We can look at the relevance of April numbers by correlating them to players’ full-year figures, and comparing the correlation in April to that of May, June, July, August, and September. (Throughout this analysis, April includes a few days of March play in the relevant years, and September includes a few days of October games.) To do this, I selected batting title and ERA qualifiers from each of the past 10 seasons and compared their monthly results to their full-year results. I had a sample of 1,487 batter seasons with corresponding monthly data in about 87 percent of months and 850 pitcher seasons with corresponding monthly data in 86 percent of months.
Admittedly, there’s a selection bias in April data, and it applies mostly to young players. Since I’m comparing monthly data to full-year data for batting title and ERA qualifiers, I’m selecting from those players who hung around long enough to compile 502 plate appearances or 162 innings pitched. If you’re a young player who puts up a .298/.461/.596 batting line in April, as Joc Pederson did last April, you get to stick around to get your 502 plate appearances, even though 261 of your plate appearances occurred during July, August, and September, when you hit .170/.300/.284. On the other hand, if you bat .147/.284/.235 in April, as Rougned Odor did, you do get a chance to bat .352/.426/.639 in 124 plate appearances spread between May and June, but you get them in Round Rock instead of Arlington. So there’s a bias in this analysis in favor of players who perform well in April (giving them a chance to continue to play) compared to those who don’t (who may get shipped out). This shouldn’t have a big impact on the overall variability of April data, though, since the presence of early-season outperformers like Pederson who get full-time status on the strength of their April is canceled, to an extent, by early-season underperformers like Odor who don’t.
So is April more predictive than other months? Here’s a chart for batters, using OPS as the measure, comparing the correlation between batters’ full-year performance and that of each month.
We’re looking at pretty small differences here. The correlation coefficients range from 0.563 to 0.652. But given that, far from being dispositive, April turns out to be the least descriptive month of the season. Player performance in April is less correlated to full-year performance than it is in any other month.
Here’s a similar graph, looking at ERA for pitchers compiling 162 or more innings pitched:
Or, if you prefer, FIP:
The three tables concur: April is the least descriptive month of the year.

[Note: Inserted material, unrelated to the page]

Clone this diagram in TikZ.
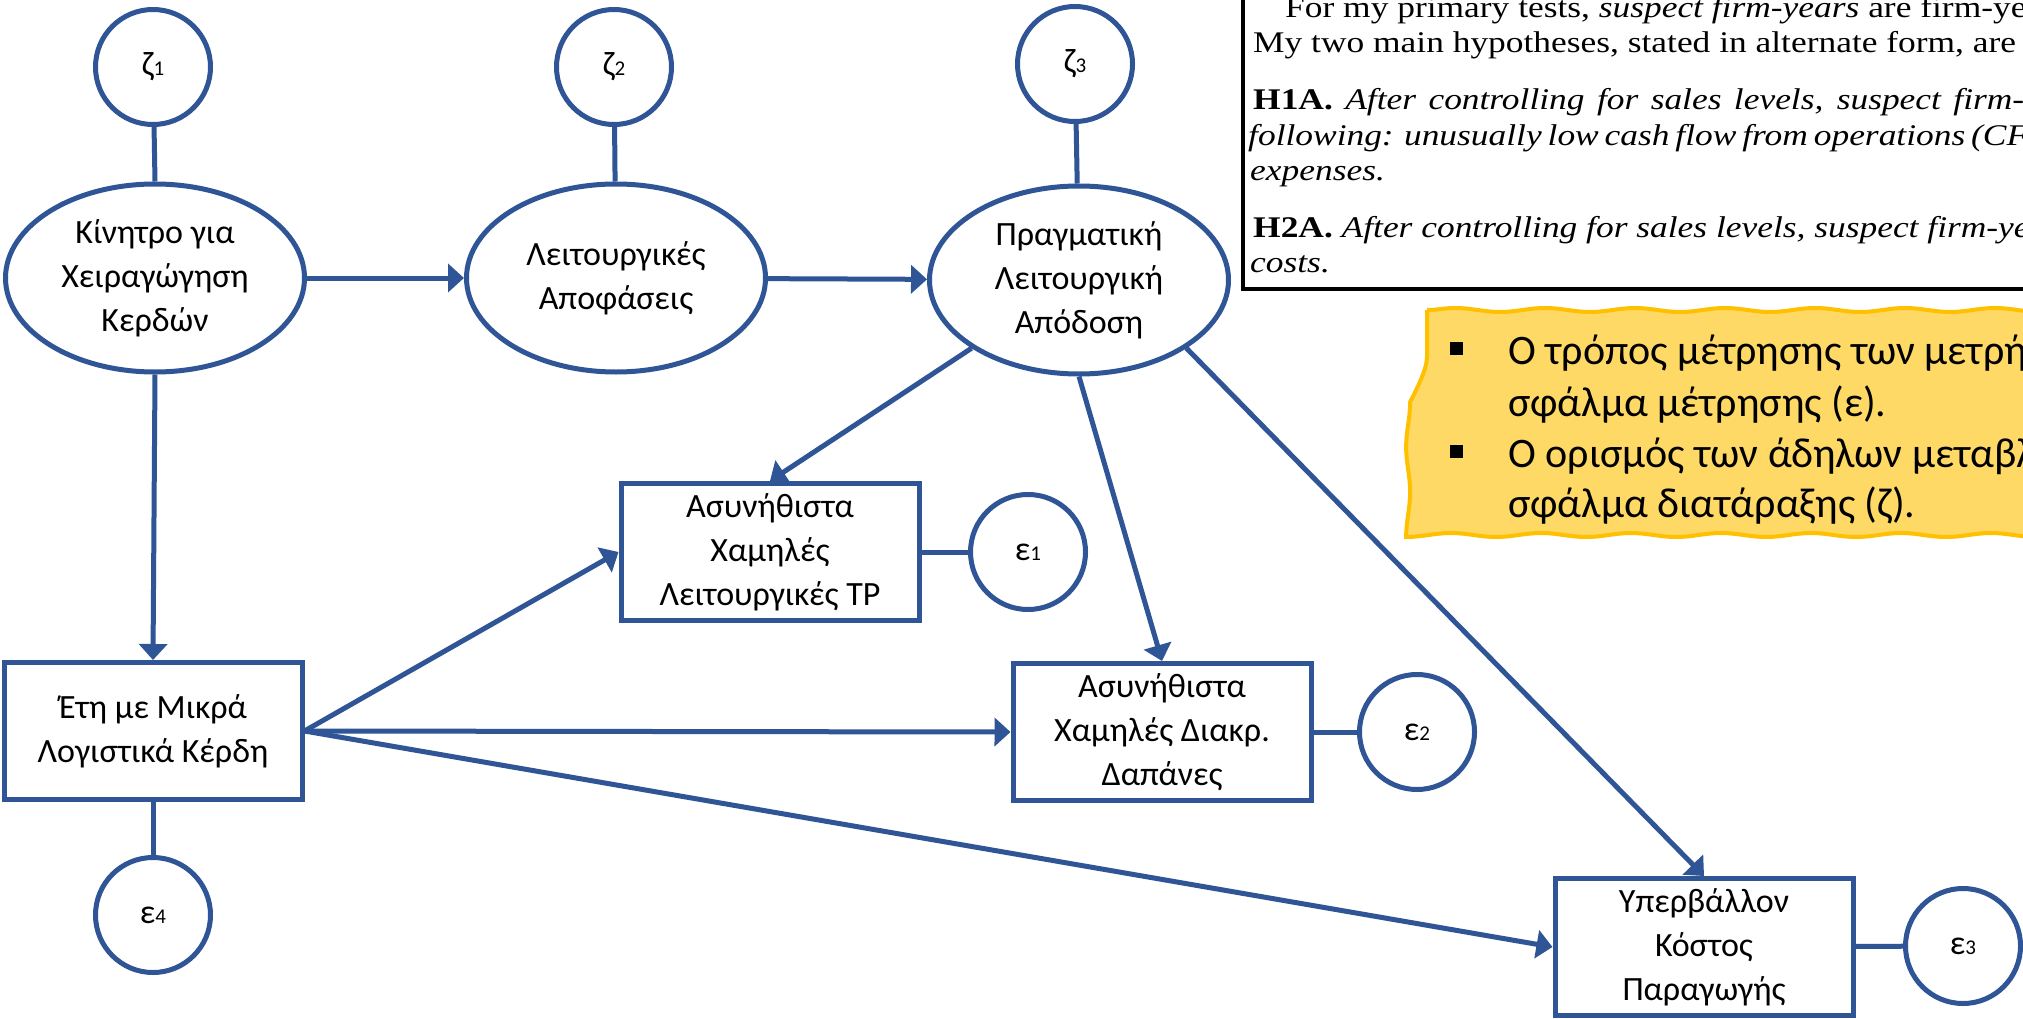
\documentclass[tikz,border=0pt]{standalone}
\usepackage{fontspec}
\setmainfont{Carlito}
\newfontfamily\scanfont[FakeStretch=1.18]{Liberation Serif}
\usetikzlibrary{arrows.meta,shapes.geometric,decorations.pathmorphing}
\definecolor{pptblue}{HTML}{2F5597}
\definecolor{notefill}{HTML}{FFD966}
\definecolor{noteline}{HTML}{FFC000}
\newcommand{\idx}[1]{{\fontsize{21}{21}\selectfont#1}}

\begin{document}
\begin{tikzpicture}[x=1pt,y=-1pt,font=\fontsize{34}{44}\selectfont]
\useasboundingbox (0,0) rectangle (2023,1019);
\fill[white] (0,0) rectangle (2023,1019);

% scanned text and note, cut at the right edge
\begin{scope}
    \clip (0,0) rectangle (2023,1019);
    \draw[line width=4pt] (1243,-10) -- (1243,289) -- (2040,289);
    \begin{scope}[every node/.style={anchor=base west,inner sep=0pt,font=\scanfont\fontsize{30}{36}\selectfont}]
        \node (S1) at (1285,18) {For my primary tests, \textit{suspect firm-years} are firm-years with};
        \node (S2) at (1253,53) {My two main hypotheses, stated in alternate form, are};
        \node (S3) at (1253,110) {\makebox[771pt][s]{\textbf{H1A.} \textit{After controlling for sales levels, suspect firm-}}};
        \node (S4) at (1248,146) {\makebox[775pt][s]{\textit{following: unusually low cash flow from operations (CF}}};
        \node (S5) at (1250,181) {\textit{expenses.}};
        \node (S6) at (1253,237) {\textbf{H2A.} \textit{After controlling for sales levels, suspect firm-years}};
        \node (S7) at (1250,272) {\textit{costs.}};
    \end{scope}
    \draw[noteline,fill=notefill,line width=4pt,decorate,decoration={snake,amplitude=2pt,segment length=90pt}]
        (1427,310) -- (2080,310) -- (2080,537) -- (1427,537) -- cycle;
    \fill (1450,342) rectangle (1463,355);
    \fill (1450,445) rectangle (1463,458);
    \begin{scope}[every node/.style={anchor=base west,inner sep=0pt,font=\fontsize{42}{51}\selectfont}]
        \node (N1) at (1508,364) {Ο τρόπος μέτρησης των μετρήσιμων};
        \node (N2) at (1508,416) {σφάλμα μέτρησης (ε).};
        \node (N3) at (1508,467) {Ο ορισμός των άδηλων μεταβλητών};
        \node (N4) at (1508,517) {σφάλμα διατάραξης (ζ).};
    \end{scope}
\end{scope}

\begin{scope}[every node/.style={ellipse,draw=pptblue,line width=5pt,fill=white,minimum width=299pt,minimum height=188pt,align=center,inner sep=0pt}]
    \node (K) at (155,278) {Κίνητρο για\\Χειραγώγηση\\Κερδών};
    \node (L) at (616,278) {Λειτουργικές\\Αποφάσεις};
    \node (P) at (1079,280) {Πραγματική\\Λειτουργική\\Απόδοση};
\end{scope}
\begin{scope}[every node/.style={rectangle,draw=pptblue,line width=5pt,fill=white,minimum width=298pt,minimum height=137pt,align=center,inner sep=0pt}]
    \node (M) at (153,731) {Έτη με Μικρά\\Λογιστικά Κέρδη};
    \node (T) at (770,552) {Ασυνήθιστα\\Χαμηλές\\Λειτουργικές TP};
    \node (D) at (1162,732) {Ασυνήθιστα\\Χαμηλές Διακρ.\\Δαπάνες};
    \node (Y) at (1704,947) {Υπερβάλλον\\Κόστος\\Παραγωγής};
\end{scope}
\begin{scope}[every node/.style={circle,draw=pptblue,line width=5pt,fill=white,minimum size=115pt,inner sep=0pt}]
    \node (Z1) at (153,67) {ζ\idx{1}};
    \node (Z2) at (614,67) {ζ\idx{2}};
    \node (Z3) at (1075,64) {ζ\idx{3}};
    \node (E1) at (1028,552) {ε\idx{1}};
    \node (E2) at (1417,732) {ε\idx{2}};
    \node (E3) at (1963,946) {ε\idx{3}};
    \node (E4) at (153,915) {ε\idx{4}};
\end{scope}

\begin{scope}[every edge/.style={draw=pptblue,line width=5pt}]
    \draw (Z1) edge (K.north);
    \draw (Z2) edge (L);
    \draw (Z3) edge (P);
    \draw (T) edge (E1);
    \draw (D) edge (E2);
    \draw (Y) edge (E3);
    \draw (M) edge (E4);
\end{scope}
\begin{scope}[every edge/.style={draw=pptblue,line width=5pt,-{Triangle[length=16pt,width=28pt]}}]
    \draw (K) edge (L);
    \draw (L) edge (P);
    \draw (K.south) edge (M.north);
    \draw (P.south west) edge (T.north);
    \draw (P.south) edge (D.north);
    \draw (P.south east) edge (Y.north);
    \draw (M.east) edge (T.west);
    \draw (M.east) edge (D.west);
    \draw (M.east) edge (Y.west);
\end{scope}
\end{tikzpicture}
\end{document}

We learn less in April than we learn in any other month.
“Wait,” one might say, “there are fewer games in April than in the other months, so there are fewer plate appearances and innings pitched, so sample sizes are smaller and therefore more prone to fluctuation.” And one would be right! But explaining why the correlation may be lower in April doesn’t excuse it. The premise is that as April goes, so goes the season. The fact is, April has proved to be less predictive of full-season performance than the other five months.
To see how much less predictive it can be, I selected the players for whom the difference between their April and full-year performance was the greatest. For pitchers, this is a somewhat uninteresting list, because as any fantasy owner can tell you, one really bad outing can totally croak a pitcher’s monthly numbers. And in terms of magnitude, a big miss to the downside—the April in which a pitcher gets shelled—is going to swamp a big miss to the upside, since there’s a lower limit on ERA and FIP but no upper limit. So the widest variations are uniformly for pitchers who had lousy months. With that in mind, four Aprils stood out:
· CC Sabathia, April 2008: This was easily the worst April for a pitcher having a good season over the past decade. In six April starts, he compiled a 7.88 ERA and 5.19 FIP. This wasn’t a case of one or two bad starts; in his first four starts of the year, he allowed five, four, nine, and nine runs, allowing five homers, 14 walks, and 14 strikeouts over 18 innings. By the end of the year, he got downballot Cy Young support after being traded to Milwaukee. He had a 1.95 ERA and 2.58 FIP for the rest of the year.
· Ryan Dempster, April 2011: He didn’t have a great season (4.80 ERA, 3.90 FIP) but he really stunk in April, allowing at least four runs in all six of his starts en route to a 9.58 ERA and 6.57 FIP. He had a 3.94 ERA and 3.42 FIP after that.
· Brad Radke, April 2006: No ERA qualifier over the past 10 years had a greater disparity between April FIP (7.67) and full-year FIP (4.66). He somehow got credited with two wins over five starts in April, during which he allowed 10 homers, giving up six runs in three games and four in the other two. He had a 3.44 ERA and 4.07 FIP in the remainder of his final season.
· Clay Buchholz, April 2012: Another mediocre season (4.56 ERA, 4.65 FIP) trashed by a terrible April (8.69 ERA, 6.89 FIP) in which he allowed at least five runs in all of his starts, gave up five homers in one of them, and had a 16/15 K/W ratio in 29 innings. Batters hit .410/.554/.964 against him during the month. He had a 3.81 ERA and 4.25 FIP the rest of the way.
The list of batters whose April numbers contrasted with their full-year results is more interesting. Here is the top 10, ranked by difference between April OPS and full-season OPS:
First, let us reflect on prime Albert Pujols, when a .328/.414/.628 line over five months constitutes a letdown.
Second, these examples, while obviously the cherry-picked extremes, reinforce the point that April is only one month of a long season and, as illustrated above, the least predictive. A player having a unexpectedly good month could be breaking out. Or he could be 2009 Brandon Inge. April gives us no better clue, and, in aggregate, a worse one, than any other month.